**RECORDS SHOWN**
━━━━━━━━

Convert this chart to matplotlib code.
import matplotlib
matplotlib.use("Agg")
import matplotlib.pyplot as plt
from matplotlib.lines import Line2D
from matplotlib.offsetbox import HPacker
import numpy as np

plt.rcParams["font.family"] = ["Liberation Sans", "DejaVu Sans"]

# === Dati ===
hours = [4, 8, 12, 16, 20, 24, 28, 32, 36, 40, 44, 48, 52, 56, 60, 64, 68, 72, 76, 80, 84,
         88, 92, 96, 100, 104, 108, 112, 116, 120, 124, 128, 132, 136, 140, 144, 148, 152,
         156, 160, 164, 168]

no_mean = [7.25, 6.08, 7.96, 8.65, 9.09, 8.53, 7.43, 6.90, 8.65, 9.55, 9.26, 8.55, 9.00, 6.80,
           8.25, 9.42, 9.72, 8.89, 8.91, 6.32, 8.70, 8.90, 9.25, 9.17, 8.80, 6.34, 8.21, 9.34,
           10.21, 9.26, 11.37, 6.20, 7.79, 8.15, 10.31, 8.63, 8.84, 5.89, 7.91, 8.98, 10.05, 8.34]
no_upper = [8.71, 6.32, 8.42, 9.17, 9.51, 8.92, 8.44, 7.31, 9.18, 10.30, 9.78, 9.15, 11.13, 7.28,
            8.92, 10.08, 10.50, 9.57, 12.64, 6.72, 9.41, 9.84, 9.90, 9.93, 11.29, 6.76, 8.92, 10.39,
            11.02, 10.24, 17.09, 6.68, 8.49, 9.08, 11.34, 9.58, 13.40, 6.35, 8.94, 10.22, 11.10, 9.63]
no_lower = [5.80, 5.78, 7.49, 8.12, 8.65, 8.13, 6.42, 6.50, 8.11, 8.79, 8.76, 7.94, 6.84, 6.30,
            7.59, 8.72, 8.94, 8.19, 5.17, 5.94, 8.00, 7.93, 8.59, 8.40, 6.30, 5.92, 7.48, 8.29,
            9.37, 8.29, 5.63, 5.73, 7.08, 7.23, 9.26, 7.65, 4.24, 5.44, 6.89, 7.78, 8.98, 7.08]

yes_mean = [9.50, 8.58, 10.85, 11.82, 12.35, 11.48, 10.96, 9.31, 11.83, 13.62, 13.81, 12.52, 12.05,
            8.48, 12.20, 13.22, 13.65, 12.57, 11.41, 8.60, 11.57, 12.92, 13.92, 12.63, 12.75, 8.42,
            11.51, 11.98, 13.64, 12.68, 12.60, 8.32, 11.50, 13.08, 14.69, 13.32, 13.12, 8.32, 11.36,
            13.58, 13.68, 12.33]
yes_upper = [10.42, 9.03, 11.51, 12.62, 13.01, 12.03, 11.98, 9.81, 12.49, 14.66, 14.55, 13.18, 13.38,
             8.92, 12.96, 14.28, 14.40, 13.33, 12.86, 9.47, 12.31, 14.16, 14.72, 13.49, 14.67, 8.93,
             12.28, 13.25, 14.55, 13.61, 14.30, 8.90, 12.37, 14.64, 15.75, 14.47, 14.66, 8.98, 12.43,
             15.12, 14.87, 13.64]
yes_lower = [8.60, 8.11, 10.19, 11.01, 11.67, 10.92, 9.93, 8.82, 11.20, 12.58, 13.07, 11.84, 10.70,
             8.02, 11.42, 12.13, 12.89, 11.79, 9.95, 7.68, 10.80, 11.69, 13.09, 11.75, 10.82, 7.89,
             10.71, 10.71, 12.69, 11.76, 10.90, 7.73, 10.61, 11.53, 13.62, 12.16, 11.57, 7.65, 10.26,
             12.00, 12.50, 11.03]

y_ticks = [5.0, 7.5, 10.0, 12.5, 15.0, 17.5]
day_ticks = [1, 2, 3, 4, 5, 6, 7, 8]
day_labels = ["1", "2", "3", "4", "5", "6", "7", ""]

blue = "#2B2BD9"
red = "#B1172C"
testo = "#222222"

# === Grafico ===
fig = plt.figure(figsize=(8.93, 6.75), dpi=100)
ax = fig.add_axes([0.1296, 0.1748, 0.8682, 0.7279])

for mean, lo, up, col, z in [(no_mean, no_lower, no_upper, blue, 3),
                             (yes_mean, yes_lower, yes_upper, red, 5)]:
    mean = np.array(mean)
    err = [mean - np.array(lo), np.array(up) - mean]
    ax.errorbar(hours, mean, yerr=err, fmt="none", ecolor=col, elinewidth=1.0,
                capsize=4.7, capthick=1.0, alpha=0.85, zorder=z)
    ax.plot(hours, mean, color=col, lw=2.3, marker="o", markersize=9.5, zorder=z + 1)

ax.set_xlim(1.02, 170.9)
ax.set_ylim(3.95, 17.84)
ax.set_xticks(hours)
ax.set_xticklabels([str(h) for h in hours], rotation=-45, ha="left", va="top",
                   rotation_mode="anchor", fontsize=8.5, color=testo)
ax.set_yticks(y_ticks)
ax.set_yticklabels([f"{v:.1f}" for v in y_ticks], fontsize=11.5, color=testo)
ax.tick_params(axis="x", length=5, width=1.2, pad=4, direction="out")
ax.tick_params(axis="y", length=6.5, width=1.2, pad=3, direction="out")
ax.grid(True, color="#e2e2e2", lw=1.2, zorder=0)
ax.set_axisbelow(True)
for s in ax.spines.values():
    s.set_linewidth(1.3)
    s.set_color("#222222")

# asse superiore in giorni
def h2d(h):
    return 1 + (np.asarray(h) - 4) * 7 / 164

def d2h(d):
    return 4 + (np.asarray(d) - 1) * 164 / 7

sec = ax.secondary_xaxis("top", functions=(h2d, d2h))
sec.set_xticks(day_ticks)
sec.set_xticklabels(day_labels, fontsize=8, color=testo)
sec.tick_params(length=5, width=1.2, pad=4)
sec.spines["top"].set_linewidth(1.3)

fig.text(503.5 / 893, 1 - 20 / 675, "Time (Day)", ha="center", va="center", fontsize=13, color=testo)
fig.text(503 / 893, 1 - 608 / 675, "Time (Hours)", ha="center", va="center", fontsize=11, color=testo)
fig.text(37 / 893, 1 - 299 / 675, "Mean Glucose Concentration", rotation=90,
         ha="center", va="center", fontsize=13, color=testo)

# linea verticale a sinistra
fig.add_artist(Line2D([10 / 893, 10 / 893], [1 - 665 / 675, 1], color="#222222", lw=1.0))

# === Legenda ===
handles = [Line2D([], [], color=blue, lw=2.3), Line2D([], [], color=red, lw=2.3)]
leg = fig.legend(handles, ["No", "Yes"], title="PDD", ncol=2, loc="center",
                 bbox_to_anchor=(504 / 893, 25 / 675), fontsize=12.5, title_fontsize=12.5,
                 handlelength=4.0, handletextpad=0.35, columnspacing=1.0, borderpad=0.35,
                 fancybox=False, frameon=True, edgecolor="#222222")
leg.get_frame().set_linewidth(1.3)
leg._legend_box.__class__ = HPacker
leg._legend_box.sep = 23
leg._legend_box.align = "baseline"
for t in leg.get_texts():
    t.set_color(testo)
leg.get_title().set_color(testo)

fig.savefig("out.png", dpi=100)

━━━━━━━━

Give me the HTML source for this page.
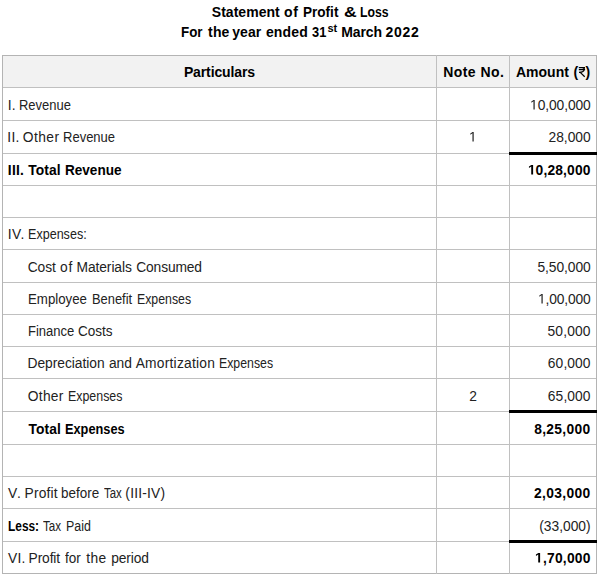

━━━━━━━━

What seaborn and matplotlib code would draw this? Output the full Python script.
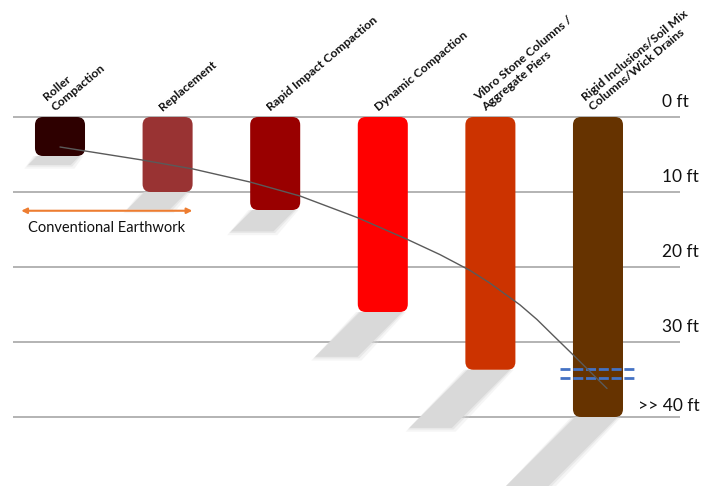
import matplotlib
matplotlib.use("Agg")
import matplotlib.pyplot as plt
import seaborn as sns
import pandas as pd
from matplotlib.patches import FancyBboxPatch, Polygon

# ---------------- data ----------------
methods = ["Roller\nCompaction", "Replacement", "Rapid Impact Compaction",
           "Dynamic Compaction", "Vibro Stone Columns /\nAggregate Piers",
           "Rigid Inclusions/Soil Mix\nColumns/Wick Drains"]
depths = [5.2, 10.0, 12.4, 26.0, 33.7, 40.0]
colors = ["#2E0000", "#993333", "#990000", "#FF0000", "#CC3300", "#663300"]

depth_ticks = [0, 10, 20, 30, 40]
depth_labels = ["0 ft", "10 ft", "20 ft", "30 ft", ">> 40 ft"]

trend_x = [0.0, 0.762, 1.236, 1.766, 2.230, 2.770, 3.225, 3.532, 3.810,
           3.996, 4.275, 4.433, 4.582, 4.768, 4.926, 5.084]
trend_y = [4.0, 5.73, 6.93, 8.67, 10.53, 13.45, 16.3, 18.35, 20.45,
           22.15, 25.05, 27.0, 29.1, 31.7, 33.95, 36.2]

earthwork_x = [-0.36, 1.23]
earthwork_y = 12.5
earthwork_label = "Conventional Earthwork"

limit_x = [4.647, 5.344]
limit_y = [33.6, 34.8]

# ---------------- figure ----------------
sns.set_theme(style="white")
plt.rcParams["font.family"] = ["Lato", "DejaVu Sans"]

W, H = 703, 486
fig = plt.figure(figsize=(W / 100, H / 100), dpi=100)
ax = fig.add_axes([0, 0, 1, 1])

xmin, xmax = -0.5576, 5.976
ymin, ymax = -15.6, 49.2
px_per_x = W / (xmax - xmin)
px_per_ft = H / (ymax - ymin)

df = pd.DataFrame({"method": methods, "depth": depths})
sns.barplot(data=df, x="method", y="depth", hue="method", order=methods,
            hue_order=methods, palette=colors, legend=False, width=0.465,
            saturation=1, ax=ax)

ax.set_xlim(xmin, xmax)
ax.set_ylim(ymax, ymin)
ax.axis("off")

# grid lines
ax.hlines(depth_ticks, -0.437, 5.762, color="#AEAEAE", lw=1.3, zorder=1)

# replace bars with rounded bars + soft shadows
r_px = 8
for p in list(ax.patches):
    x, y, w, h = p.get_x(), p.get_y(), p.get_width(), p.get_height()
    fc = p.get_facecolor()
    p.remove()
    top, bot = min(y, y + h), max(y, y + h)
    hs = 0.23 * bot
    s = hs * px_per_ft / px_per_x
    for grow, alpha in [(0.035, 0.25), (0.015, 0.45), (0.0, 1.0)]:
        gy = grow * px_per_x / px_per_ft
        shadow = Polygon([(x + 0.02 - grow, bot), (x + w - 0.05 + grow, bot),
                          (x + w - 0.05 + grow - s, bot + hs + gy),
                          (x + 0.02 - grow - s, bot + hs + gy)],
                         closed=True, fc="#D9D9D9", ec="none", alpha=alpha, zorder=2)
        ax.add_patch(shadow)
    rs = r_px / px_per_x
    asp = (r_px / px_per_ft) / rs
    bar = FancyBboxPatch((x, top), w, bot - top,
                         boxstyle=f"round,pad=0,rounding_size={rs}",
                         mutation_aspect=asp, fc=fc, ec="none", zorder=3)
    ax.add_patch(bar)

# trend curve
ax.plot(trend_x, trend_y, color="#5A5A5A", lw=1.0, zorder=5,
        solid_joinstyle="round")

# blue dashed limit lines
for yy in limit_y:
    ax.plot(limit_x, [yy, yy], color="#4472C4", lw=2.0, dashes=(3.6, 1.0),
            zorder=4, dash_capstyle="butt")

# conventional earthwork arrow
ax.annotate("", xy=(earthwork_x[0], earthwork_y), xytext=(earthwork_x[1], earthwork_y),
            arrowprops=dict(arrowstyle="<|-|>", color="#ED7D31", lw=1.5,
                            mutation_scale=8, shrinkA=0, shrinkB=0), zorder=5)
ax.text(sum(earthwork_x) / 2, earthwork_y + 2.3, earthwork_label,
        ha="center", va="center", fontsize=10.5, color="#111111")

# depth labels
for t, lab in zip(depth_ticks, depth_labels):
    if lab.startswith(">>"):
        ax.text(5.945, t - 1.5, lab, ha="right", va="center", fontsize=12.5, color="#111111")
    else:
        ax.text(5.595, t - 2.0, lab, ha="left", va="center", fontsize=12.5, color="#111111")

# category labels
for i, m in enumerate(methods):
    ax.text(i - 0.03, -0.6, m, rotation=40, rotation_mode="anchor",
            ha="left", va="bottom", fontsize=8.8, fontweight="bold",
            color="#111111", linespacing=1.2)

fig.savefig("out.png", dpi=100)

━━━━━━━━

**TASK DETAILS**
Set down the lines running from the one with "What seaborn and" through the one with "from matplotlib.patches import", both ends kept, exactly and with no pictures.

**WRITTEN REPLY**
What seaborn and matplotlib code would draw this? Output the full Python script.
import matplotlib
matplotlib.use("Agg")
import matplotlib.pyplot as plt
import seaborn as sns
import pandas as pd
from matplotlib.patches import FancyBboxPatch, Polygon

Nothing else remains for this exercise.